Two Thirds For Pensions, Wages and Transfers
7. Almost 90% of projected 2008 expenditures are current expenditures, while just 10% are for capital investment. More than one third of total budget expenditures (35.6%) are transfers, mostly to the pension and health funds (25.3%) and to local government (10.3%). The second largest expenditure category is wages for public sector employees (27%). Social allowances for the poor (children, veterans, severance for redundant workers) are projected to reach 10.2% of expenditures, while subsidies to companies (mostly agriculture and railroad) should reach 6% of expenditures. Procurement of goods and services should reach 7% of total expenditures.
8. The 2008 increase in expenditures of 9.9% over 2007 comes mostly from an increase in the public wage bill of 15.6% and an increase in transfers to the pension and health funds and to other levels of government of 14.8%. Despite the fact that Finance Minister promised in June, after the adoption of 2007 budget, that the public wage bill would be frozen as of November 2007, this was later changed to a policy of "keeping wages unchanged in real terms in 2008" i.e. an increase in wages in line with inflation.

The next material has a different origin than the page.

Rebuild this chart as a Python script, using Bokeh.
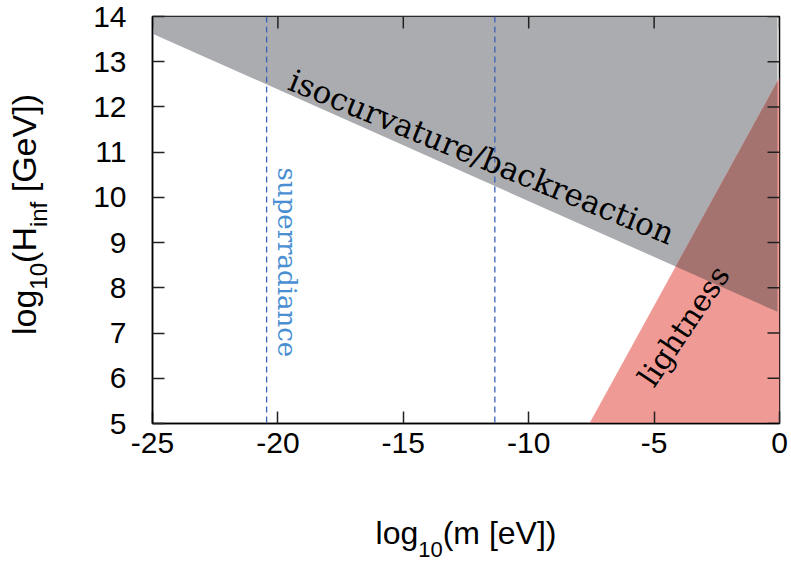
from bokeh.plotting import figure
from bokeh.models import Label, Span, FixedTicker
from bokeh.layouts import row, column
from bokeh.core.properties import value
from bokeh.embed import file_html
from bokeh.resources import INLINE

# ---- data ----
x_start, x_end = -25, 0
y_start, y_end = 5, 14
x_ticks = [-25, -20, -15, -10, -5, 0]
x_tick_labels = ["-25", "-20", "-15", "-10", "-5", "0"]
y_ticks = [5, 6, 7, 8, 9, 10, 11, 12, 13, 14]
y_tick_labels = ["5", "6", "7", "8", "9", "10", "11", "12", "13", "14"]

# isocurvature/backreaction bound (excluded above the line)
iso_x = [-25.0, -0.08]
iso_y = [13.62, 7.47]
# lightness bound (excluded right of the line)
light_x = [-7.58, 0.0]
light_y = [5.0, 12.65]
# superradiance window edges
superrad_x = [-20.45, -11.35]

GRAY = "#abacaf"
RED = "#ef9a94"
OVERLAP = "#a47370"
BLUE_LINE = "#3a62b8"
BLUE_TEXT = "#4a8fd2"
TICK = "#222222"

def iso(x):
    return iso_y[0] + (iso_y[1] - iso_y[0]) * (x - iso_x[0]) / (iso_x[1] - iso_x[0])

def light(x):
    return light_y[0] + (light_y[1] - light_y[0]) * (x - light_x[0]) / (light_x[1] - light_x[0])

s1 = (iso_y[1] - iso_y[0]) / (iso_x[1] - iso_x[0])
s2 = (light_y[1] - light_y[0]) / (light_x[1] - light_x[0])
xi = (light_y[0] - s2 * light_x[0] - iso_y[0] + s1 * iso_x[0]) / (s1 - s2)
yi = iso(xi)

# ---- layout sizes (pixels) ----
TOTAL_W, TOTAL_H = 791, 563
YT_W = 70
XT_H = 75
MAIN_W = TOTAL_W - YT_W
MAIN_H = TOTAL_H - XT_H

p = figure(width=MAIN_W, height=MAIN_H, output_backend="svg", toolbar_location=None,
           x_range=(x_start, x_end), y_range=(y_start, y_end), title=None,
           min_border_left=82, min_border_right=12, min_border_top=16, min_border_bottom=65)
p.grid.visible = False
p.background_fill_color = "white"
p.border_fill_color = "white"
p.outline_line_color = "black"
p.outline_line_width = 1.5

p.patch([iso_x[0], iso_x[1], iso_x[1], iso_x[0]], [iso_y[0], iso_y[1], y_end, y_end],
        fill_color=GRAY, line_color=None)
p.patch([light_x[0], light_x[1], light_x[1]], [light_y[0], light_y[1], y_start],
        fill_color=RED, line_color=None)
p.patch([xi, iso_x[1], iso_x[1]], [yi, light(iso_x[1]), iso(iso_x[1])],
        fill_color=OVERLAP, line_color=None)

for xv in superrad_x:
    p.add_layout(Span(location=xv, dimension="height", line_color=BLUE_LINE,
                      line_width=1.3, line_dash="6 4"))

p.xaxis.ticker = FixedTicker(ticks=x_ticks)
p.yaxis.ticker = FixedTicker(ticks=y_ticks)
p.xaxis.major_label_overrides = dict(zip(x_ticks, x_tick_labels))
p.yaxis.major_label_overrides = dict(zip(y_ticks, y_tick_labels))
for ax in (p.xaxis[0], p.yaxis[0]):
    ax.major_tick_in = 12
    ax.major_tick_out = 0
    ax.minor_tick_in = 0
    ax.minor_tick_out = 0
    ax.major_tick_line_color = TICK
    ax.major_tick_line_width = 1.5
    ax.axis_line_color = "black"
    ax.axis_line_width = 1.5
    ax.major_label_text_font = "Liberation Sans"
    ax.major_label_text_font_size = "30px"
    ax.major_label_text_color = "black"
p.xaxis.major_label_standoff = 9
p.yaxis.major_label_standoff = 26

# mirrored inward ticks on top and right
p.ray(x=x_ticks, y=[y_end] * len(x_ticks), length=12, length_units="screen",
      angle=-90, angle_units="deg", line_color=TICK, line_width=1.5)
p.ray(x=[x_end] * len(y_ticks), y=y_ticks, length=12, length_units="screen",
      angle=180, angle_units="deg", line_color=TICK, line_width=1.5)

# region labels
p.add_layout(Label(x=-19.50, y=12.62, text="isocurvature/backreaction", angle=-22.2,
                   angle_units="deg", text_font="DejaVu Serif", text_font_size="31px",
                   text_color="black", text_align="left", text_baseline="alphabetic"))
p.add_layout(Label(x=-19.62, y=10.66, text="superradiance", angle=-90,
                   angle_units="deg", text_font="DejaVu Serif", text_font_size="26px",
                   text_color=BLUE_TEXT, text_align="left", text_baseline="alphabetic"))
p.add_layout(Label(x=-5.35, y=5.90, text="lightness", angle=56,
                   angle_units="deg", text_font="DejaVu Serif", text_font_size="30px",
                   text_color="black", text_align="left", text_baseline="alphabetic"))

# ---- axis titles (main text + subscripts) ----
W = {'l': .222, 'o': .556, 'g': .556, '1': .556, '0': .556, '(': .333, 'm': .833, ' ': .278,
     '[': .278, 'e': .556, 'V': .667, ']': .278, ')': .333, 'H': .722, 'i': .222, 'n': .556,
     'f': .278, 'G': .778}
MID = 0.34   # distance from baseline to the "middle" anchor, in em

def width(t, size):
    return sum(W.get(c, .556) for c in t) * size

def strip(w, h, xr, yr):
    f = figure(width=w, height=h, output_backend="svg", toolbar_location=None, title=None,
               x_range=xr, y_range=yr, min_border=0,
               min_border_left=0, min_border_right=0, min_border_top=0, min_border_bottom=0,
               x_axis_type=None, y_axis_type=None)
    f.grid.visible = False
    f.outline_line_color = None
    f.background_fill_color = "white"
    f.border_fill_color = "white"
    return f

# x title: strip whose frame lines up with the main frame
XM, XS = 32, 22
xt = strip(MAIN_W, XT_H, p.x_range, (0, XT_H))
x_pieces = [("log", XM, False), ("10", XS, True), ("(m [eV])", XM, False)]
x_base = XT_H - (543 - MAIN_H)   # baseline, pixels from strip bottom
total = sum(width(t, s) for t, s, _ in x_pieces)
cum = -total / 2
for t, s, sub in x_pieces:
    base = x_base - 13 if sub else x_base
    xt.text(x=[(x_start + x_end) / 2], y=[base + MID * s], x_offset=cum, text=[t],
            text_font=value("Liberation Sans"), text_font_size=value(f"{s}px"),
            text_color="black", text_align="left", text_baseline="middle")
    cum += width(t, s)

# y title (rotated, reading upwards)
YM, YS = 34, 24
yt = strip(YT_W, TOTAL_H, (0, YT_W), (0, TOTAL_H))
y_pieces = [("log", YM, False, 0), ("10", YS, True, 0), ("(H", YM, False, 0),
            ("inf", YS, True, 0), ("[GeV])", YM, False, width(" ", YM))]
y_center = TOTAL_H - 214
total = sum(width(t, s) + g for t, s, _, g in y_pieces)
cum = y_center - total / 2
for t, s, sub, g in y_pieces:
    cum += g
    base = 46 if sub else 35
    yt.text(x=[base - MID * s], y=[cum], text=[t], angle=90, angle_units="deg",
            text_font=value("Liberation Sans"), text_font_size=value(f"{s}px"),
            text_color="black", text_align="left", text_baseline="middle")
    cum += width(t, s)

layout = row(yt, column(p, xt))
open("out.html", "w").write(file_html(layout, INLINE))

9. The Serbian Government faces a difficult situation - on one hand being accused by economic experts of a loose fiscal policy and generous wage policy. On the other hand the government faces strikes by public sector workers demanding higher wages (court staff, teachers, and the announcement of a state administrators strike). The government is soft enough in the current political atmosphere to resort to further wage increases to maintain political support, and just rich enough to do so. However, the problem for Serbia is that almost every year is a (pre)election year and the growing budgets pile on top of each other. Thus, the 2007 budget was (nominally) 33% higher than the originally planned 2006 budget, while 2008 budget adds an additional 10% increase to this already high spending. It is likely that this pattern will continue since the current government/Ministry of Finance has demonstrated an unwillingness to be tough in facing wage demands. Thus the issue is how long this can last without triggering balance of payments problems, as we have reported reftel. End Comment.